In May 1993, the then 21-year-old man allegedly broke into the assisted living apartment of a 92-year-old woman. He then purportedly sexually assaulted and beat her. The woman -- mother of five and grandmother of many -- did not survive the attack.
The events leading up to the man's arrest and criminal trial over 20 years later were not made publicly available. The total charges that he faced were also not clear, but he pleaded guilty to aggravated murder in April. Being found guilty of this crime is punishable by the death penalty, but he accepted a plea deal that took the death penalty away. He was ultimately sentenced to life in prison with the possibility of parole.

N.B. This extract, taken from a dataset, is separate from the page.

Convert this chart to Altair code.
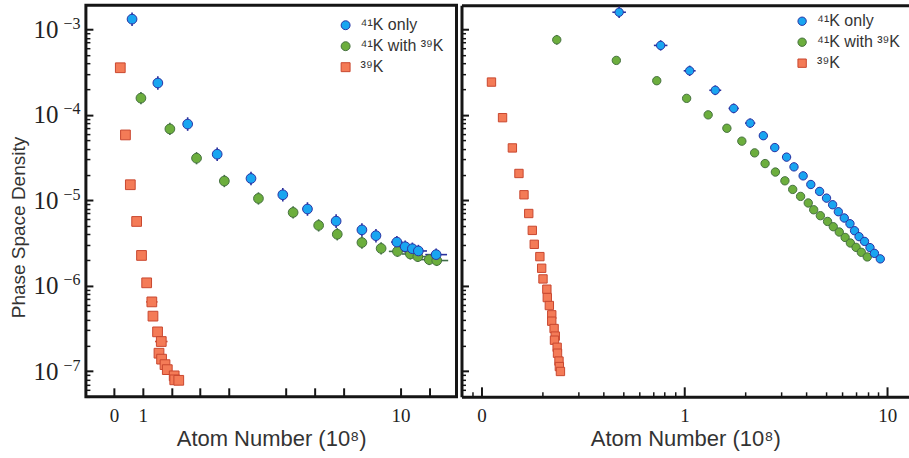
import altair as alt
import pandas as pd

# ---------------------------------------------------------------- series
SERIES = ["⁴¹K only", "⁴¹K with ³⁹K", "³⁹K"]
FILL = ["#19a5f0", "#6cae3d", "#f47b57"]
EDGE = ["#2b33a4", "#45703f", "#c9472f"]
BAR = ["#2a2f9c", "#3f6c48", "#d3523a"]
SHAPES = ["circle", "circle", "square"]

# ---------------------------------------------------------------- left panel (linear atom number)
L_ONLY_X = [0.63, 1.53, 2.57, 3.60, 4.78, 5.89, 6.75, 7.75, 8.65, 9.14, 9.87, 10.16, 10.41, 10.62, 11.24]
L_ONLY_Y = [1.32e-3, 2.36e-4, 7.8e-5, 3.46e-5, 1.8e-5, 1.16e-5, 7.9e-6, 5.7e-6, 4.5e-6,
            3.85e-6, 3.24e-6, 2.86e-6, 2.71e-6, 2.55e-6, 2.31e-6]
L_ONLY_XERR = [0.05, 0.05, 0.06, 0.07, 0.08, 0.10, 0.10, 0.12, 0.15, 0.15, 0.20, 0.22, 0.25, 0.30, 0.38]
L_ONLY_YERR = [0.20, 0.20, 0.20, 0.20, 0.20, 0.20, 0.20, 0.20, 0.20, 0.20, 0.18, 0.18, 0.18, 0.18, 0.18]

L_MIX_X = [0.94, 1.95, 2.88, 3.85, 5.04, 6.25, 7.14, 7.79, 8.65, 9.32, 9.89, 10.34, 10.60, 11.00, 11.26]
L_MIX_Y = [1.57e-4, 6.84e-5, 3.11e-5, 1.68e-5, 1.05e-5, 7.2e-6, 5.08e-6, 4.0e-6, 3.2e-6,
           2.73e-6, 2.52e-6, 2.35e-6, 2.19e-6, 2.02e-6, 1.97e-6]
L_MIX_XERR = [0.04, 0.05, 0.06, 0.07, 0.08, 0.10, 0.10, 0.12, 0.14, 0.15, 0.30, 0.30, 0.35, 0.35, 0.40]
L_MIX_YERR = [0.18, 0.18, 0.18, 0.18, 0.18, 0.18, 0.18, 0.18, 0.18, 0.18, 0.16, 0.16, 0.16, 0.16, 0.16]

L_K39_X = [0.22, 0.40, 0.57, 0.79, 0.96, 1.14, 1.32, 1.36, 1.52, 1.65, 1.57, 1.66, 1.78, 1.86, 2.10, 2.12, 2.26]
L_K39_Y = [3.56e-4, 5.82e-5, 1.52e-5, 5.65e-6, 2.26e-6, 1.08e-6, 6.46e-7, 4.4e-7, 2.88e-7,
           2.22e-7, 1.62e-7, 1.38e-7, 1.19e-7, 1.04e-7, 8.8e-8, 7.9e-8, 7.8e-8]
L_K39_XERR = [0.02, 0.03, 0.03, 0.04, 0.05, 0.06, 0.20, 0.15, 0.15, 0.22, 0.10, 0.12, 0.12, 0.12, 0.15, 0.15, 0.15]
L_K39_YERR = [0.08, 0.08, 0.08, 0.08, 0.08, 0.08, 0.10, 0.12, 0.12, 0.12, 0.10, 0.10, 0.10, 0.10, 0.10, 0.10, 0.10]

# ---------------------------------------------------------------- right panel (log atom number)
R_ONLY_X = [0.477, 0.764, 1.062, 1.42, 1.75, 2.11, 2.45, 2.79, 3.19, 3.47, 3.85, 4.20,
            4.64, 5.02, 5.38, 5.74, 6.14, 6.55, 6.90, 7.26, 7.73, 8.22, 8.65, 9.24]
R_ONLY_Y = [1.59e-3, 6.5e-4, 3.28e-4, 1.94e-4, 1.19e-4, 8.0e-5, 5.7e-5, 4.14e-5, 3.2e-5, 2.46e-5,
            1.93e-5, 1.53e-5, 1.27e-5, 1.06e-5, 8.86e-6, 7.34e-6, 6.2e-6, 5.31e-6, 4.4e-6,
            3.75e-6, 3.3e-6, 2.79e-6, 2.39e-6, 2.06e-6]
R_ONLY_XERR = [0.08, 0.08, 0.07, 0.07, 0.06, 0.06, 0.05, 0.05, 0.05, 0.04, 0.04, 0.04,
               0.04, 0.04, 0.04, 0.04, 0.04, 0.04, 0.04, 0.04, 0.04, 0.04, 0.04, 0.04]
R_ONLY_YERR = [0.17, 0.15, 0.15, 0.14, 0.14, 0.13, 0.12, 0.12, 0.12, 0.12, 0.12, 0.12,
               0.12, 0.12, 0.12, 0.12, 0.12, 0.12, 0.12, 0.12, 0.12, 0.12, 0.12, 0.12]

R_MIX_X = [0.235, 0.462, 0.731, 1.026, 1.31, 1.62, 1.92, 2.22, 2.50, 2.81, 3.13, 3.42,
           3.74, 4.08, 4.34, 4.68, 5.08, 5.42, 5.80, 6.20, 6.58, 7.02, 7.45, 7.97]
R_MIX_Y = [7.56e-4, 4.34e-4, 2.51e-4, 1.56e-4, 1.0e-4, 6.97e-5, 4.92e-5, 3.59e-5, 2.69e-5, 2.14e-5,
           1.69e-5, 1.34e-5, 1.11e-5, 9.3e-6, 7.74e-6, 6.6e-6, 5.65e-6, 4.9e-6, 4.25e-6,
           3.67e-6, 3.16e-6, 2.81e-6, 2.46e-6, 2.17e-6]
R_MIX_XERR = [0.02, 0.02, 0.02, 0.02, 0.02, 0.02, 0.02, 0.02, 0.02, 0.02, 0.02, 0.02,
              0.02, 0.02, 0.02, 0.02, 0.02, 0.02, 0.02, 0.02, 0.02, 0.02, 0.02, 0.02]
R_MIX_YERR = [0.14, 0.06, 0.05, 0.05, 0.05, 0.05, 0.05, 0.05, 0.05, 0.05, 0.05, 0.05,
              0.05, 0.05, 0.05, 0.05, 0.05, 0.05, 0.05, 0.05, 0.05, 0.05, 0.05, 0.05]

R_K39_X = [0.112, 0.127, 0.142, 0.153, 0.162, 0.171, 0.178, 0.182, 0.194, 0.198, 0.201, 0.210,
           0.211, 0.216, 0.222, 0.222, 0.228, 0.231, 0.229, 0.236, 0.237, 0.241, 0.242, 0.245]
R_K39_Y = [2.42e-4, 9.27e-5, 4.1e-5, 2.06e-5, 1.16e-5, 7.0e-6, 4.44e-6, 3.05e-6, 2.19e-6, 1.6e-6,
           1.2e-6, 9.1e-7, 7.26e-7, 5.86e-7, 4.56e-7, 3.84e-7, 3.15e-7, 2.57e-7, 2.3e-7,
           1.9e-7, 1.62e-7, 1.31e-7, 1.13e-7, 9.9e-8]
R_K39_XERR = [0.02, 0.02, 0.02, 0.02, 0.02, 0.02, 0.02, 0.02, 0.02, 0.02, 0.02, 0.02,
              0.02, 0.02, 0.02, 0.02, 0.02, 0.02, 0.02, 0.02, 0.02, 0.02, 0.02, 0.02]
R_K39_YERR = [0.09, 0.08, 0.08, 0.08, 0.08, 0.08, 0.08, 0.08, 0.08, 0.08, 0.08, 0.08,
              0.08, 0.08, 0.08, 0.08, 0.08, 0.08, 0.08, 0.08, 0.08, 0.08, 0.08, 0.08]

# ---------------------------------------------------------------- axes
Y_DOMAIN = [5.0e-8, 1.92e-3]
Y_MAJOR = [1e-7, 1e-6, 1e-5, 1e-4, 1e-3]
Y_BASE = ["10", "10", "10", "10", "10"]
Y_EXPONENT = ["−7", "−6", "−5", "−4", "−3"]
Y_MINOR = [m * d for d in [1e-8, 1e-7, 1e-6, 1e-5, 1e-4, 1e-3] for m in range(2, 10)
           if Y_DOMAIN[0] <= m * d <= Y_DOMAIN[1]]

L_X_DOMAIN = [-0.98, 11.95]
L_X_LABELS = [0, 1, 10]
L_X_TICKS = [0, 1, 2, 3, 4, 6, 7, 8, 10, 11]

R_X_DOMAIN = [0.0797, 12.8]
R_X_MAJOR = [0.1, 1, 10]
R_X_LABELS = ["0", "1", "10"]
R_X_MINOR = [0.09, 0.2, 0.3, 0.4, 0.5, 0.6, 0.7, 0.8, 0.9, 2, 3, 4, 5, 6, 7, 8, 9]

X_TITLE = "Atom Number (10⁸)"
Y_TITLE = "Phase Space Density"

INK = "#151515"
SERIF = "Liberation Serif"
SANS = "Liberation Sans"


def frame(groups, log_x):
    rows = []
    for name, xs, ys, xerr, yerr in groups:
        for x, y, ex, ey in zip(xs, ys, xerr, yerr):
            if log_x:
                xlo, xhi = x / (1 + ex), x * (1 + ex)
            else:
                xlo, xhi = x - ex, x + ex
            rows.append(dict(series=name, x=x, y=y, xlo=xlo, xhi=xhi,
                             ylo=y / (1 + ey), yhi=y * (1 + ey)))
    return pd.DataFrame(rows)


# drawing order: green, orange, then blue on top
left_df = frame([
    (SERIES[1], L_MIX_X, L_MIX_Y, L_MIX_XERR, L_MIX_YERR),
    (SERIES[2], L_K39_X, L_K39_Y, L_K39_XERR, L_K39_YERR),
    (SERIES[0], L_ONLY_X, L_ONLY_Y, L_ONLY_XERR, L_ONLY_YERR),
], log_x=False)

right_df = frame([
    (SERIES[1], R_MIX_X, R_MIX_Y, R_MIX_XERR, R_MIX_YERR),
    (SERIES[2], R_K39_X, R_K39_Y, R_K39_XERR, R_K39_YERR),
    (SERIES[0], R_ONLY_X, R_ONLY_Y, R_ONLY_XERR, R_ONLY_YERR),
], log_x=True)


def ternary(values, labels):
    # label lookup for tick values spaced by decades
    expr = f"'{labels[-1]}'"
    for v, lab in reversed(list(zip(values[:-1], labels[:-1]))):
        expr = f"datum.value < {v * 3:g} ? '{lab}' : " + expr
    return expr


def bare(**kw):
    base = dict(grid=False, domain=False, ticks=False, labels=False, title=None)
    base.update(kw)
    return alt.Axis(**base)


def tick_axis(orient, values, size, width):
    return bare(orient=orient, values=values, ticks=True, tickSize=size,
                tickWidth=width, tickColor=INK, offset=-size)


def panel(df, xscale, x_main, x_major_ticks, x_minor_ticks, y_main, y_sup, legend_offset,
          pt_size, legend_size, open_frame):
    yscale = alt.Scale(type="log", domain=Y_DOMAIN, nice=False)

    # error bars, one pair of rule layers per series in its own colour
    bars = []
    for name, colour in zip(SERIES, BAR):
        sub = alt.Chart(df).transform_filter(alt.datum.series == name)
        bars.append(sub.mark_rule(strokeWidth=1.6, color=colour).encode(
            x=alt.X("x:Q", scale=xscale, axis=None),
            y=alt.Y("ylo:Q", scale=yscale, axis=None),
            y2="yhi:Q",
        ))
        bars.append(sub.mark_rule(strokeWidth=1.6, color=colour).encode(
            x=alt.X("xlo:Q", scale=xscale, axis=None),
            x2="xhi:Q",
            y=alt.Y("y:Q", scale=yscale, axis=None),
        ))

    leg = alt.Legend(
        orient="top-right", offset=legend_offset, title=None,
        labelFont=SANS, labelFontSize=16, labelColor="#333", labelOffset=7,
        symbolSize=legend_size, symbolStrokeWidth=1, rowPadding=5, padding=0,
    )
    points = alt.Chart(df).mark_point(filled=True, size=pt_size, strokeWidth=1, opacity=1).encode(
        x=alt.X("x:Q", scale=xscale, axis=x_main),
        y=alt.Y("y:Q", scale=yscale, axis=y_main),
        fill=alt.Fill("series:N", scale=alt.Scale(domain=SERIES, range=FILL), legend=leg),
        stroke=alt.Stroke("series:N", scale=alt.Scale(domain=SERIES, range=EDGE), legend=leg),
        shape=alt.Shape("series:N", scale=alt.Scale(domain=SERIES, range=SHAPES), legend=leg),
    )

    ghost = alt.Chart(df).mark_point(opacity=0)
    major = ghost.encode(
        x=alt.X("x:Q", scale=xscale, axis=x_major_ticks),
        y=alt.Y("y:Q", scale=yscale, axis=tick_axis("left", Y_MAJOR, 7, 2)),
    )
    minor = ghost.encode(
        x=alt.X("x:Q", scale=xscale, axis=x_minor_ticks),
        y=alt.Y("y:Q", scale=yscale, axis=tick_axis("left", Y_MINOR, 4, 1.5)),
    )
    layers = bars + [points, major, minor]
    if y_sup is not None:
        layers.append(ghost.encode(
            x=alt.X("x:Q", scale=xscale, axis=None),
            y=alt.Y("y:Q", scale=yscale, axis=y_sup),
        ))
    if open_frame:
        # heavy top edge and a faint right edge
        layers.append(ghost.encode(
            x=alt.X("x:Q", scale=xscale,
                    axis=bare(orient="top", domain=True, domainWidth=3, domainColor=INK)),
            y=alt.Y("y:Q", scale=yscale,
                    axis=bare(orient="right", domain=True, domainWidth=1, domainColor="#d0d0d0")),
        ))
    return alt.layer(*layers).resolve_axis(x="independent", y="independent")


x_title_kw = dict(title=X_TITLE, titleFont=SANS, titleFontSize=22, titleFontWeight="normal",
                  titleColor="#333", titlePadding=3)

left_x_main = bare(orient="bottom", values=L_X_LABELS, labels=True, format="d",
                   labelFont=SERIF, labelFontSize=19, labelColor="#222", labelPadding=10,
                   **x_title_kw)
# decade labels: the base "10" ...
left_y_main = bare(orient="left", values=Y_MAJOR, labels=True,
                   labelExpr=ternary(Y_MAJOR, Y_BASE), labelFont=SERIF, labelFontSize=25,
                   labelColor="#222", labelPadding=28,
                   title=Y_TITLE, titleFont=SANS, titleFontSize=19, titleFontWeight="normal",
                   titleColor="#333", titlePadding=4, titleY=222)
# ... and its raised exponent
left_y_sup = bare(orient="left", values=Y_MAJOR, labels=True,
                  labelExpr=ternary(Y_MAJOR, Y_EXPONENT), labelFont=SERIF, labelFontSize=16,
                  labelColor="#222", labelPadding=6, labelOffset=-6)

right_x_main = bare(orient="bottom", values=R_X_MAJOR, labels=True,
                    labelExpr=ternary(R_X_MAJOR, R_X_LABELS), labelFont=SERIF, labelFontSize=19,
                    labelColor="#222", labelPadding=10, domain=True, domainWidth=3,
                    domainColor=INK, **x_title_kw)
right_y_main = bare(orient="left", domain=True, domainWidth=3, domainColor=INK)

left = panel(
    left_df,
    alt.Scale(type="linear", domain=L_X_DOMAIN, nice=False, zero=False),
    left_x_main,
    tick_axis("bottom", L_X_TICKS, 9, 2),
    None,
    left_y_main,
    left_y_sup,
    12,
    95, 80, False,
).properties(width=371, height=392,
             view=alt.ViewBackground(stroke=INK, strokeWidth=3))

right = panel(
    right_df,
    alt.Scale(type="log", domain=R_X_DOMAIN, nice=False),
    right_x_main,
    tick_axis("bottom", R_X_MAJOR, 10, 2),
    tick_axis("bottom", R_X_MINOR, 5, 1.5),
    right_y_main,
    None,
    8,
    70, 70, True,
).properties(width=448, height=392,
             view=alt.ViewBackground(stroke="transparent", strokeWidth=0))

chart = alt.hconcat(left, right, spacing=2).resolve_scale(
    x="independent", fill="independent", stroke="independent", shape="independent",
).resolve_legend(
    fill="independent", stroke="independent", shape="independent",
).properties(
    padding={"left": 8, "top": 3, "right": 0, "bottom": 0},
    background="white",
)

chart.save("out.html", embed_options={"renderer": "svg", "actions": False})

The plea agreement included a significant concession from prosecutors, likely negotiated with the man's criminal defense team, when they withdrew the death penalty as a potential sentence. Additionally, the Utah man has the possibility of parole after a number of years. While it can be presumed that this man chose to accept the plea offer because he thought it was in his best interest, any defendant offered a plea deal for violent crimes has the option to reject it and put the prosecution to its proof in the courtroom.